**AVAILABLE DATA:**
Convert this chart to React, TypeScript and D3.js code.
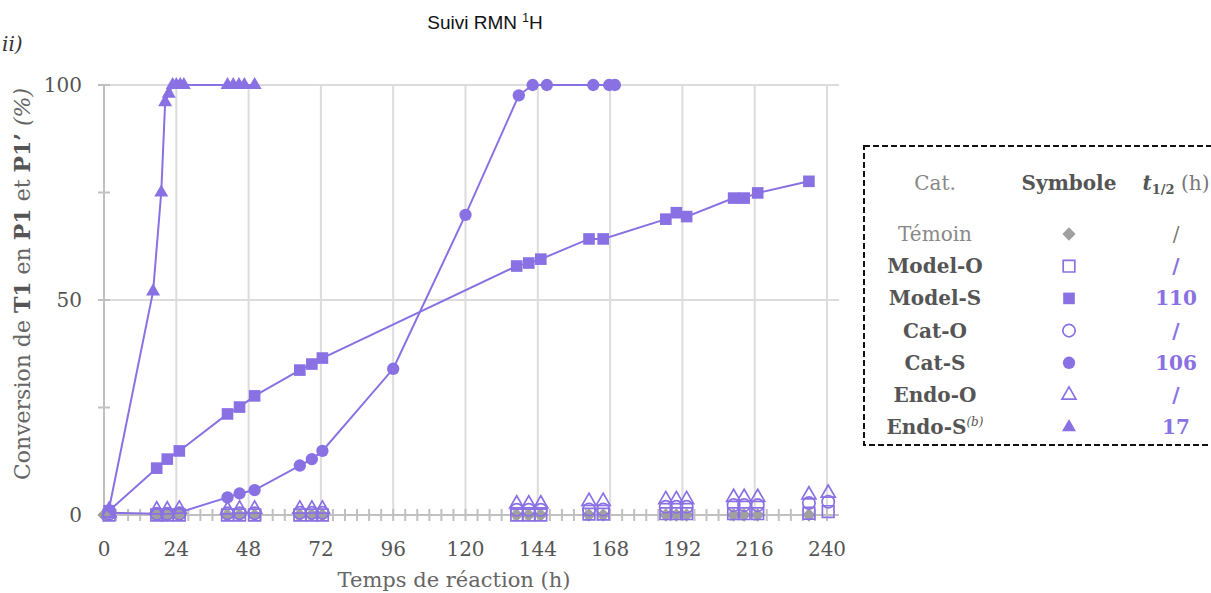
import React from 'react';
import * as d3 from 'd3';

const PURPLE = '#8a71e3';
const GREY = '#a0a0a0';
const SERIF = '"DejaVu Serif", serif';

// sampling times (h)
const tempsO = [1.7, 17.5, 21, 25, 41, 45, 50, 65, 69, 72.5, 137, 141, 145, 161, 165.7, 186.5, 190, 193.4, 209, 212.5, 217, 234, 240.4];
const tempsTemoin = [0, 17.5, 21, 25, 41, 45, 50, 65, 69, 72.5, 137, 141, 145, 161, 165.7, 186.5, 190, 193.4, 209, 212.5, 217, 234];
const tempsModelS = [1.7, 17.5, 21, 25, 41, 45, 50, 65, 69, 72.5, 137, 141, 145, 161, 165.7, 186.5, 190, 193.4, 209, 212.5, 217, 234];
const tempsCatS = [1.7, 17.5, 21, 25, 41, 45, 50, 65, 69, 72.5, 96, 120, 137.7, 142.3, 147, 162.4, 167.7, 169.6];
const tempsEndoS = [1.7, 16.3, 19, 20.3, 21.5, 22.8, 24, 25.3, 26.5, 41, 42.9, 44.8, 46.6, 50];

// conversions (%)
const temoin = [0, 0, 0, 0, 0, 0, 0, 0, 0, 0, 0, 0, 0, 0, 0, 0, 0, 0, 0, 0, 0, 0];
const modelO = [0, 0, 0, 0, 0, 0, 0, 0, 0, 0, 0, 0, 0, 0.2, 0.2, 0.3, 0.3, 0.3, 0.3, 0.3, 0.3, 0.4, 0.8];
const modelS = [1, 10.9, 13, 14.9, 23.5, 25.1, 27.7, 33.7, 35.1, 36.5, 57.9, 58.6, 59.5, 64.2, 64.2, 68.8, 70.3, 69.4, 73.7, 73.7, 74.9, 77.6];
const catO = [0.3, 0.3, 0.3, 0.3, 0.4, 0.4, 0.4, 0.5, 0.5, 0.5, 1.2, 1.2, 1.2, 1.3, 1.3, 1.9, 1.9, 1.9, 2.3, 2.3, 2.3, 2.8, 3.1];
const catS = [0.5, 0.3, 0.4, 0.6, 4.1, 5.0, 5.8, 11.5, 13, 14.9, 34, 69.8, 97.6, 100, 100, 100, 100, 100];
const endoO = [0.5, 1.2, 1.2, 1.4, 1.2, 1.4, 1.4, 1.4, 1.4, 1.4, 2.6, 2.6, 2.6, 3.2, 3.2, 3.6, 3.6, 3.6, 4.1, 4.1, 4.1, 4.7, 5.1];
const endoS = [1.5, 52, 75, 96, 98, 100, 100, 100, 100, 100, 100, 100, 100, 100];

// legend table
const legendNames = ['Témoin', 'Model-O', 'Model-S', 'Cat-O', 'Cat-S', 'Endo-O', 'Endo-S'];
const legendHalfLife = ['/', '/', '110', '/', '106', '/', '17'];

const xTicks = d3.range(0, 241, 24);
const xMinor = d3.range(0, 241, 4);
const yTicks = [0, 25, 50, 75, 100];
const yLabels = [0, 50, 100];

type Marker = 'diamond' | 'square' | 'circle' | 'triangle';

const symbolPath = (m: Marker) => {
  if (m === 'square') return d3.symbol(d3.symbolSquare, 135)()!;
  if (m === 'circle') return d3.symbol(d3.symbolCircle, 120)()!;
  if (m === 'triangle') return d3.symbol(d3.symbolTriangle, 85)()!;
  return d3.symbol(d3.symbolSquare, 88)()!;
};

const MarkerShape = ({ m, filled, x, y, color }: { m: Marker; filled: boolean; x: number; y: number; color: string }) => (
  <path
    d={symbolPath(m)}
    transform={`translate(${x},${y})${m === 'diamond' ? ' rotate(45)' : ''}`}
    fill={filled ? color : 'none'}
    stroke={filled ? 'none' : color}
    strokeWidth={1.7}
  />
);

const legendMarkers: { m: Marker; filled: boolean; color: string }[] = [
  { m: 'diamond', filled: true, color: GREY },
  { m: 'square', filled: false, color: PURPLE },
  { m: 'square', filled: true, color: PURPLE },
  { m: 'circle', filled: false, color: PURPLE },
  { m: 'circle', filled: true, color: PURPLE },
  { m: 'triangle', filled: false, color: PURPLE },
  { m: 'triangle', filled: true, color: PURPLE },
];

export default function App() {
  const x = d3.scaleLinear().domain([0, 240]).range([104, 827]);
  const y = d3.scaleLinear().domain([0, 100]).range([515, 85]);
  const line = d3
    .line<[number, number]>()
    .x(d => x(d[0]))
    .y(d => y(d[1]));

  const zip = (t: number[], v: number[]) => t.map((ti, i) => [ti, v[i]] as [number, number]);

  const sSeries: { pts: [number, number][]; m: Marker }[] = [
    { pts: zip(tempsModelS, modelS), m: 'square' },
    { pts: zip(tempsCatS, catS), m: 'circle' },
    { pts: zip(tempsEndoS, endoS), m: 'triangle' },
  ];
  const oSeries: { pts: [number, number][]; m: Marker }[] = [
    { pts: zip(tempsO, modelO), m: 'square' },
    { pts: zip(tempsO, catO), m: 'circle' },
    { pts: zip(tempsO, endoO), m: 'triangle' },
  ];

  const legX = [935, 1069, 1176];
  const legRowY = (i: number) => 234 + i * 32.2;

  return (
    <svg
      width={1211}
      height={593}
      style={{ position: 'fixed', left: 0, top: 0, background: '#fff' }}
      fontFamily={SERIF}
    >
      <text x={485} y={29} textAnchor="middle" fontFamily='"Liberation Sans", Arial, sans-serif' fontSize={19} fill="#111">
        Suivi RMN <tspan fontSize={12} dy={-7}>1</tspan><tspan dy={7}>H</tspan>
      </text>
      <text x={2} y={51} fontSize={20} fontStyle="italic" fill="#333">ii)</text>

      {/* grid */}
      {xTicks.slice(1).map(t => (
        <line key={'gx' + t} x1={x(t)} x2={x(t)} y1={y(100)} y2={y(0)} stroke="#dcdcdc" strokeWidth={2} />
      ))}
      {[50, 100].map(v => (
        <line key={'gy' + v} x1={98} x2={839} y1={y(v)} y2={y(v)} stroke="#dcdcdc" strokeWidth={2} />
      ))}

      {/* axes */}
      <line x1={x(0)} x2={x(0)} y1={y(100)} y2={y(0)} stroke="#c0c0c0" strokeWidth={2} />
      {yTicks.map(v => (
        <line key={'yt' + v} x1={98} x2={110} y1={y(v)} y2={y(v)} stroke="#c0c0c0" strokeWidth={2} />
      ))}
      <line x1={98} x2={839} y1={y(0)} y2={y(0)} stroke="#c0c0c0" strokeWidth={2} />
      {xMinor.map(t => (
        <line key={'xt' + t} x1={x(t)} x2={x(t)} y1={y(0) - 6} y2={y(0) + 6} stroke="#c0c0c0" strokeWidth={2} />
      ))}
      {yLabels.map(v => (
        <text key={'yl' + v} x={82} y={y(v) + 7} textAnchor="end" fontSize={20} fill="#555">{v}</text>
      ))}
      {xTicks.map(t => (
        <text key={'xl' + t} x={x(t)} y={556} textAnchor="middle" fontSize={20} fill="#555">{t}</text>
      ))}
      <text x={454} y={587} textAnchor="middle" fontSize={21} fill="#666">Temps de réaction (h)</text>
      <text transform="translate(30,284) rotate(-90)" textAnchor="middle" fontSize={22} fill="#666">
        Conversion de <tspan fontWeight="bold" fill="#555">T1</tspan> en <tspan fontWeight="bold" fill="#555">P1</tspan> et{' '}
        <tspan fontWeight="bold" fill="#555">P1’</tspan> <tspan fontStyle="italic">(%)</tspan>
      </text>

      {/* S series: lines + filled markers */}
      {sSeries.map((s, i) => (
        <g key={'s' + i}>
          <path d={line(s.pts)!} fill="none" stroke={PURPLE} strokeWidth={2} />
          {s.pts.map((p, j) => (
            <MarkerShape key={j} m={s.m} filled x={x(p[0])} y={y(p[1])} color={PURPLE} />
          ))}
        </g>
      ))}

      {/* control */}
      {zip(tempsTemoin, temoin).map((p, j) => (
        <MarkerShape key={'t' + j} m="diamond" filled x={x(p[0])} y={y(p[1])} color={GREY} />
      ))}

      {/* O series: open markers */}
      {oSeries.map((s, i) => (
        <g key={'o' + i}>
          {s.pts.map((p, j) => (
            <MarkerShape key={j} m={s.m} filled={false} x={x(p[0])} y={y(p[1])} color={PURPLE} />
          ))}
        </g>
      ))}

      {/* legend table */}
      <rect x={864} y={146} width={360} height={299} fill="#fff" stroke="#111" strokeWidth={2} strokeDasharray="6,3" />
      <text x={legX[0]} y={190} textAnchor="middle" fontSize={20} fill="#888">Cat.</text>
      <text x={legX[1]} y={190} textAnchor="middle" fontSize={20} fontWeight="bold" fill="#555">Symbole</text>
      <text x={legX[2]} y={190} textAnchor="middle" fontSize={20} fill="#777">
        <tspan fontStyle="italic" fontWeight="bold" fill="#555">t</tspan>
        <tspan fontSize={13} fontWeight="bold" fill="#555" dy={4}>1/2</tspan>
        <tspan dy={-4}> (h)</tspan>
      </text>
      {legendNames.map((name, i) => {
        const yy = legRowY(i);
        const first = i === 0;
        const mk = legendMarkers[i];
        return (
          <g key={'lg' + i}>
            <text x={legX[0]} y={yy + 7} textAnchor="middle" fontSize={20} fontWeight={first ? 'normal' : 'bold'} fill={first ? '#888' : '#555'}>
              {name}
              {name === 'Endo-S' ? <tspan fontSize={12} fontStyle="italic" fontWeight="normal" dy={-8}>(b)</tspan> : null}
            </text>
            <MarkerShape m={mk.m} filled={mk.filled} x={legX[1]} y={yy} color={mk.color} />
            <text x={legX[2]} y={yy + 7} textAnchor="middle" fontSize={20} fontWeight={first ? 'normal' : 'bold'} fill={first ? '#777' : PURPLE}>
              {legendHalfLife[i]}
            </text>
          </g>
        );
      })}
    </svg>
  );
}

**PROBLEM TO SOLVE:**
All lines above with "React" in them should be returned.

**EXERCISE OUTPUT:**
Convert this chart to React, TypeScript and D3.js code.
import React from 'react';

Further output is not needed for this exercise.